start Given information

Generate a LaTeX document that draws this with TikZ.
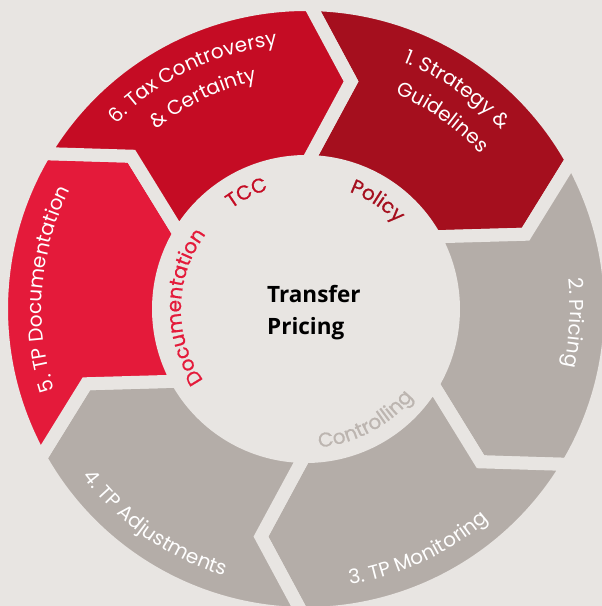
\documentclass[tikz,border=0pt]{standalone}
\usepackage{fontspec}
\usepackage{xcolor}
\usepackage{tikz}
\usetikzlibrary{decorations.text}
\newfontfamily\ringfont{Poppins}
\newfontfamily\innerfont[FakeBold=0.8]{Poppins}
\newfontfamily\titlefont{Open Sans}
\definecolor{bgc}{HTML}{E8E5E2}
\definecolor{segone}{HTML}{A50F1E}
\definecolor{segsix}{HTML}{C50C24}
\definecolor{segfive}{HTML}{E41A3A}
\definecolor{seggray}{HTML}{B4ADA8}
\definecolor{ctrlgray}{HTML}{BCB5B0}

\begin{document}
\begin{tikzpicture}[
  segment/.style={draw=bgc, line width=13pt},
  ringlabel/.style={decorate, decoration={text along path, text align=center, text color=white, text={|\ringfont\fontsize{20}{20}\selectfont|#1}}},
  innerlabel/.style 2 args={decorate, decoration={text along path, text align=center, text color=#1, text={|\innerfont\fontsize{20}{20}\selectfont|#2}}}
]
\tikzstyle{every node}+=[inner sep=0pt]
\useasboundingbox (-306pt,-297pt) rectangle (296pt,309pt);
\fill[bgc] (-306pt,-297pt) rectangle (296pt,309pt);
\filldraw[segment, fill=segone] (89.3:304.5pt) arc[start angle=89.3, end angle=29.3, radius=304.5pt] -- (18.8:232pt) -- (29.3:147.5pt) arc[start angle=29.3, end angle=89.3, radius=147.5pt] -- (78.8:232pt) -- cycle;
\filldraw[segment, fill=seggray] (29.3:304.5pt) arc[start angle=29.3, end angle=-30.7, radius=304.5pt] -- (-41.2:232pt) -- (-30.7:147.5pt) arc[start angle=-30.7, end angle=29.3, radius=147.5pt] -- (18.8:232pt) -- cycle;
\filldraw[segment, fill=seggray] (-30.7:304.5pt) arc[start angle=-30.7, end angle=-90.7, radius=304.5pt] -- (-101.2:232pt) -- (-90.7:147.5pt) arc[start angle=-90.7, end angle=-30.7, radius=147.5pt] -- (-41.2:232pt) -- cycle;
\filldraw[segment, fill=seggray] (-90.7:304.5pt) arc[start angle=-90.7, end angle=-150.7, radius=304.5pt] -- (-161.2:232pt) -- (-150.7:147.5pt) arc[start angle=-150.7, end angle=-90.7, radius=147.5pt] -- (-101.2:232pt) -- cycle;
\filldraw[segment, fill=segfive] (209.3:304.5pt) arc[start angle=209.3, end angle=149.3, radius=304.5pt] -- (138.8:232pt) -- (149.3:147.5pt) arc[start angle=149.3, end angle=209.3, radius=147.5pt] -- (198.8:232pt) -- cycle;
\filldraw[segment, fill=segsix] (149.3:304.5pt) arc[start angle=149.3, end angle=89.3, radius=304.5pt] -- (78.8:232pt) -- (89.3:147.5pt) arc[start angle=89.3, end angle=149.3, radius=147.5pt] -- (138.8:232pt) -- cycle;
\path[ringlabel={1. Strategy {\&}}] (115.5:265pt) arc[start angle=115.5, end angle=-4.5, radius=265pt];
\path[ringlabel={Guidelines}] (114.5:233pt) arc[start angle=114.5, end angle=-5.5, radius=233pt];
\path[ringlabel={2. Pricing}] (57:264pt) arc[start angle=57, end angle=-63, radius=264pt];
\path[ringlabel={3. TP Monitoring}] (-125:279pt) arc[start angle=-125, end angle=-5, radius=279pt];
\path[ringlabel={4. TP Adjustments}] (175:279pt) arc[start angle=175, end angle=295, radius=279pt];
\path[ringlabel={5. TP Documentation}] (235.5:264pt) arc[start angle=235.5, end angle=115.5, radius=264pt];
\path[ringlabel={6. Tax Controversy}] (176:265pt) arc[start angle=176, end angle=56, radius=265pt];
\path[ringlabel={{\&} Certainty}] (176:233pt) arc[start angle=176, end angle=56, radius=233pt];
\path[innerlabel={segone}{Policy}] (116.5:125pt) arc[start angle=116.5, end angle=-3.5, radius=125pt];
\path[innerlabel={segsix}{TCC}] (177:125pt) arc[start angle=177, end angle=57, radius=125pt];
\path[innerlabel={segfive}{Documentation}] (239:125pt) arc[start angle=239, end angle=119, radius=125pt];
\path[innerlabel={ctrlgray}{Controlling}] (-122:139pt) arc[start angle=-122, end angle=-2, radius=139pt];
\node[anchor=base west, font=\titlefont\bfseries\fontsize{22.5}{22.5}\selectfont] (tptop) at (-39pt,7pt) {Transfer};
\node[anchor=base west, font=\titlefont\bfseries\fontsize{22.5}{22.5}\selectfont] (tpbot) at (-39pt,-25.5pt) {Pricing};
\end{tikzpicture}
\end{document}
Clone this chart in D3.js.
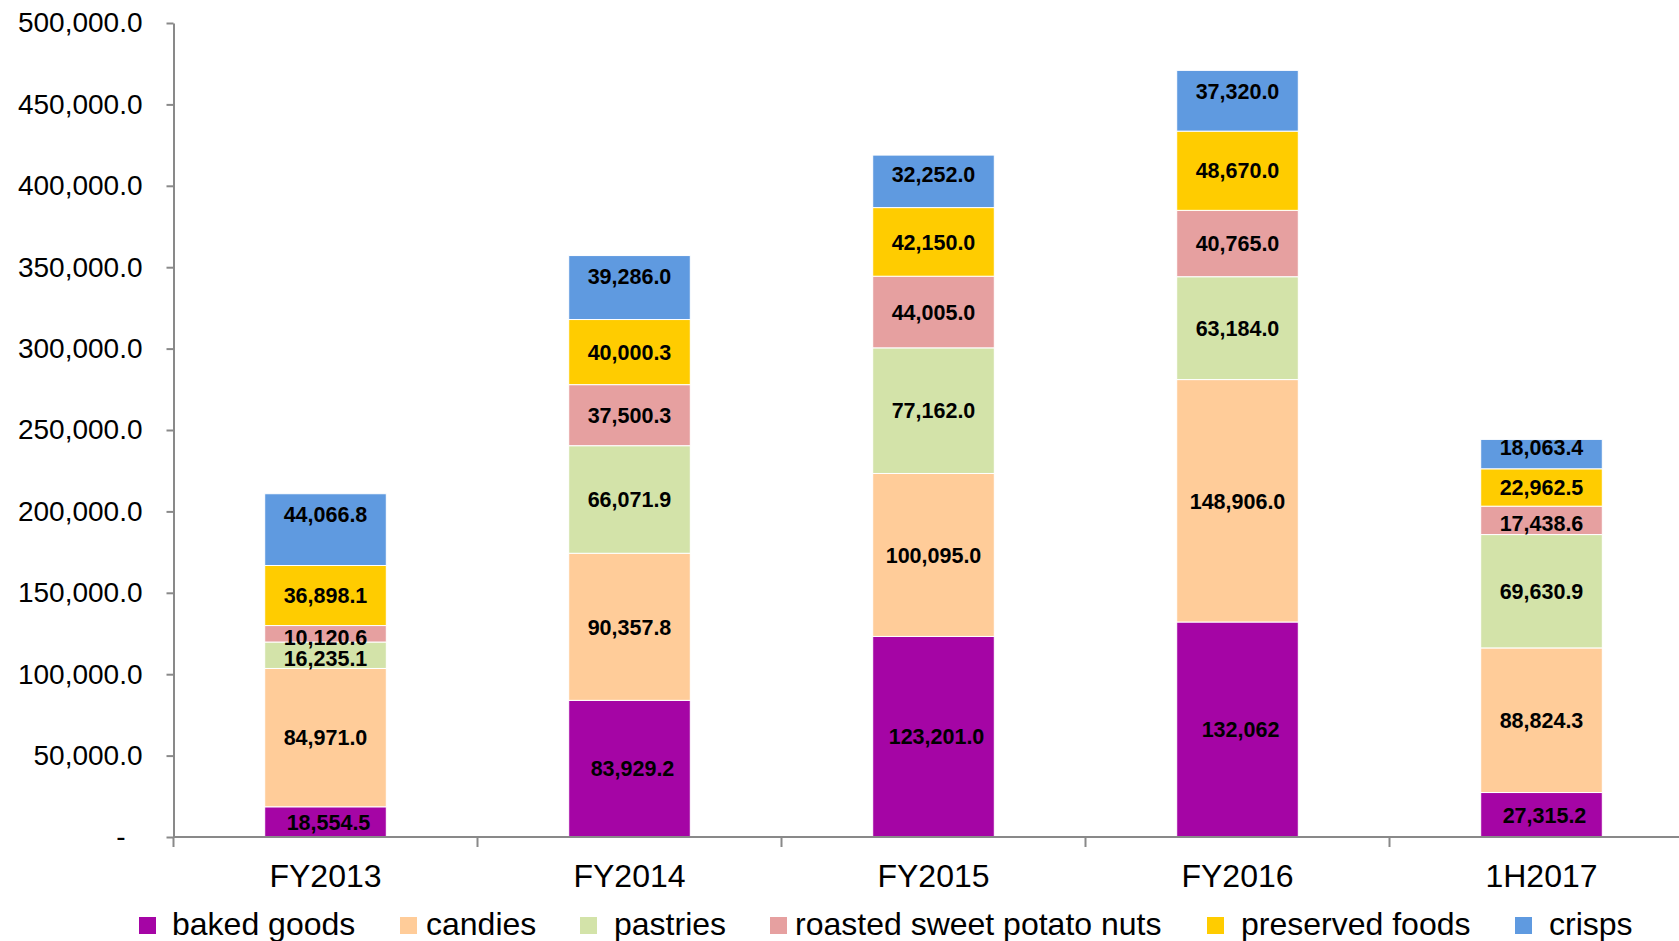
<!DOCTYPE html>
<head>
<meta charset="utf-8">
<script src="https://d3js.org/d3.v7.min.js"></script>
<title>Revenue by product category</title>
<style>
  body { margin: 0; background: #fff; }
  svg { display: block; font-family: "Liberation Sans", Arial, sans-serif; }
</style>
</head>

<body>
<div id="chart"></div>

<script>

// chart data
var periods = ["FY2013", "FY2014", "FY2015", "FY2016", "1H2017"];
var categories = ["baked goods", "candies", "pastries", "roasted sweet potato nuts", "preserved foods", "crisps"];

var bakedGoods = [18554.5, 83929.2, 123201.0, 132062, 27315.2];
var candies = [84971.0, 90357.8, 100095.0, 148906.0, 88824.3];
var pastries = [16235.1, 66071.9, 77162.0, 63184.0, 69630.9];
var roastedNuts = [10120.6, 37500.3, 44005.0, 40765.0, 17438.6];
var preservedFoods = [36898.1, 40000.3, 42150.0, 48670.0, 22962.5];
var crisps = [44066.8, 39286.0, 32252.0, 37320.0, 18063.4];

var yTicks = [0, 50000, 100000, 150000, 200000, 250000, 300000, 350000, 400000, 450000, 500000];

// one label in the source is printed without decimals
var labelOverrides = { "baked goods|FY2016": "132,062" };

var colors = ["#a505a5", "#ffcc99", "#d3e3a9", "#e6a0a0", "#ffcc00", "#5f9ae0"];

// set the dimensions of graph
var width = 1679,
    height = 941;

var svg = d3.select("#chart")
    .append("svg")
    .attr("width", width)
    .attr("height", height);

// build rows for stacking
var seriesValues = [bakedGoods, candies, pastries, roastedNuts, preservedFoods, crisps];
var rows = periods.map(function(p, i) {
    var row = { period: p };
    categories.forEach(function(c, k) { row[c] = seriesValues[k][i]; });
    return row;
});

var stacked = d3.stack().keys(categories)(rows);

// scales (plot runs past the right edge like the source)
var x = d3.scaleBand()
    .domain(periods)
    .range([173.5, 173.5 + 5 * 304])
    .paddingInner(0.6)
    .paddingOuter(0.3);

var y = d3.scaleLinear()
    .domain([0, 500000])
    .range([837, 23]);

var color = d3.scaleOrdinal().domain(categories).range(colors);

var fmt = d3.format(",.1f");

// bars
var layer = svg.append("g")
    .selectAll("g")
    .data(stacked)
    .enter().append("g")
    .attr("fill", function(d) { return color(d.key); });

layer.selectAll("rect")
    .data(function(d) { return d; })
    .enter().append("rect")
    .attr("x", function(d) { return x(d.data.period); })
    .attr("width", x.bandwidth())
    .attr("y", function(d) { return y(d[1]); })
    .attr("height", function(d) { return y(d[0]) - y(d[1]); })
    .attr("stroke", "#fff")
    .attr("stroke-width", 1);

// segment labels; the top (crisps) labels sit near the top of their segment
layer.each(function(s) {
    var isTop = s.key === "crisps";
    d3.select(this).selectAll("text")
        .data(s)
        .enter().append("text")
        .attr("x", function(d) {
            var cx = x(d.data.period) + x.bandwidth() / 2;
            return s.key === "baked goods" ? cx + 3 : cx;
        })
        .attr("y", function(d) {
            var top = y(d[1]), h = y(d[0]) - y(d[1]);
            if (isTop) return top + Math.min(21, h / 2 - 7);
            if (h < 30) return top + h / 2 + 3;
            return top + h / 2;
        })
        .attr("dy", "0.36em")
        .attr("text-anchor", "middle")
        .attr("fill", "#000")
        .attr("font-size", 21.5)
        .attr("font-weight", "bold")
        .text(function(d) {
            var key = s.key + "|" + d.data.period;
            return labelOverrides[key] || fmt(d[1] - d[0]);
        });
});

// y axis
var yAxis = svg.append("g")
    .attr("transform", "translate(173.5,0)")
    .call(d3.axisLeft(y)
        .tickValues(yTicks)
        .tickSize(7)
        .tickSizeOuter(0)
        .tickPadding(24)
        .tickFormat(function(v) { return v === 0 ? "-" : fmt(v); }));

yAxis.select(".domain").attr("stroke", "#898989").attr("stroke-width", 2);
yAxis.selectAll(".tick line").attr("stroke", "#898989").attr("stroke-width", 2);
yAxis.selectAll(".tick text")
    .attr("font-size", 28)
    .attr("fill", "#000")
    .attr("font-family", "Liberation Sans, Arial, sans-serif");
// accounting-style dash sits a little left of the numbers
yAxis.selectAll(".tick text").filter(function(v) { return v === 0; })
    .attr("x", -48);

// x axis: baseline plus ticks at band boundaries
var xAxis = svg.append("g");
var x0 = x.range()[0], x1 = x.range()[1];
var step = x.step();

xAxis.append("line")
    .attr("x1", x0).attr("x2", x1)
    .attr("y1", y(0)).attr("y2", y(0))
    .attr("stroke", "#898989")
    .attr("stroke-width", 2);

xAxis.selectAll(".xtick")
    .data(d3.range(periods.length + 1))
    .enter().append("line")
    .attr("class", "xtick")
    .attr("x1", function(i) { return x0 + i * step; })
    .attr("x2", function(i) { return x0 + i * step; })
    .attr("y1", y(0))
    .attr("y2", y(0) + 10)
    .attr("stroke", "#898989")
    .attr("stroke-width", 2);

xAxis.selectAll(".xlabel")
    .data(periods)
    .enter().append("text")
    .attr("class", "xlabel")
    .attr("x", function(d) { return x(d) + x.bandwidth() / 2; })
    .attr("y", 887)
    .attr("text-anchor", "middle")
    .attr("font-size", 32)
    .attr("fill", "#000")
    .text(function(d) { return d; });

// legend along the bottom (marker left edges and marker-to-text gaps as in the source)
var legendX = [139, 400, 580, 770, 1207, 1515];
var legendGap = [16, 9, 17, 8, 17, 17];
var legend = svg.append("g");
categories.forEach(function(c, i) {
    legend.append("rect")
        .attr("x", legendX[i])
        .attr("y", 917)
        .attr("width", 17)
        .attr("height", 17)
        .attr("fill", color(c));
    legend.append("text")
        .attr("x", legendX[i] + 17 + legendGap[i])
        .attr("y", 935)
        .attr("font-size", 32)
        .attr("fill", "#000")
        .text(c);
});

</script>
</body>
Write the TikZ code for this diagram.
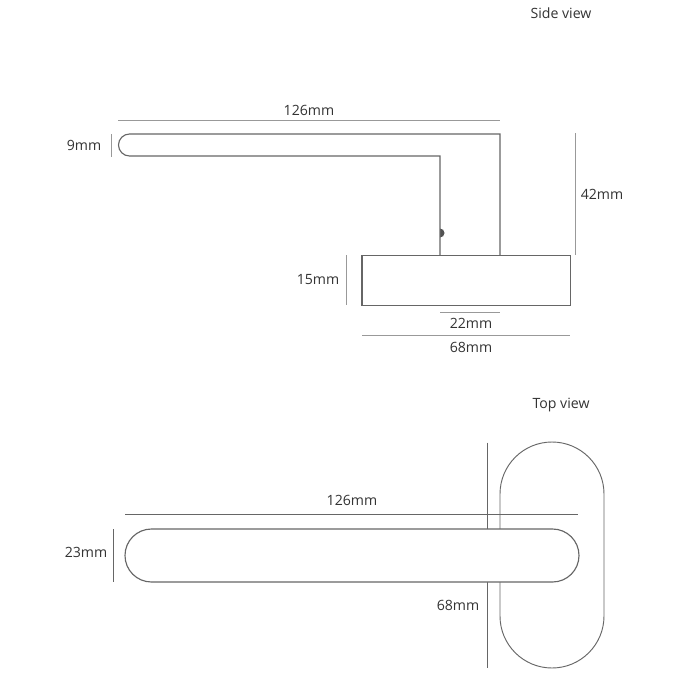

end Given information

**Exercise details:** Reproduce, starting at the line containing "Clone this chart in D3.js." and stopping after the line containing "400000, 450000, 500000];", each of those lines exactly and no others; leave pictures out.

**Answer to this task:**
Clone this chart in D3.js.
<!DOCTYPE html>
<head>
<meta charset="utf-8">
<script src="https://d3js.org/d3.v7.min.js"></script>
<title>Revenue by product category</title>
<style>
  body { margin: 0; background: #fff; }
  svg { display: block; font-family: "Liberation Sans", Arial, sans-serif; }
</style>
</head>

<body>
<div id="chart"></div>

<script>

// chart data
var periods = ["FY2013", "FY2014", "FY2015", "FY2016", "1H2017"];
var categories = ["baked goods", "candies", "pastries", "roasted sweet potato nuts", "preserved foods", "crisps"];

var bakedGoods = [18554.5, 83929.2, 123201.0, 132062, 27315.2];
var candies = [84971.0, 90357.8, 100095.0, 148906.0, 88824.3];
var pastries = [16235.1, 66071.9, 77162.0, 63184.0, 69630.9];
var roastedNuts = [10120.6, 37500.3, 44005.0, 40765.0, 17438.6];
var preservedFoods = [36898.1, 40000.3, 42150.0, 48670.0, 22962.5];
var crisps = [44066.8, 39286.0, 32252.0, 37320.0, 18063.4];

var yTicks = [0, 50000, 100000, 150000, 200000, 250000, 300000, 350000, 400000, 450000, 500000];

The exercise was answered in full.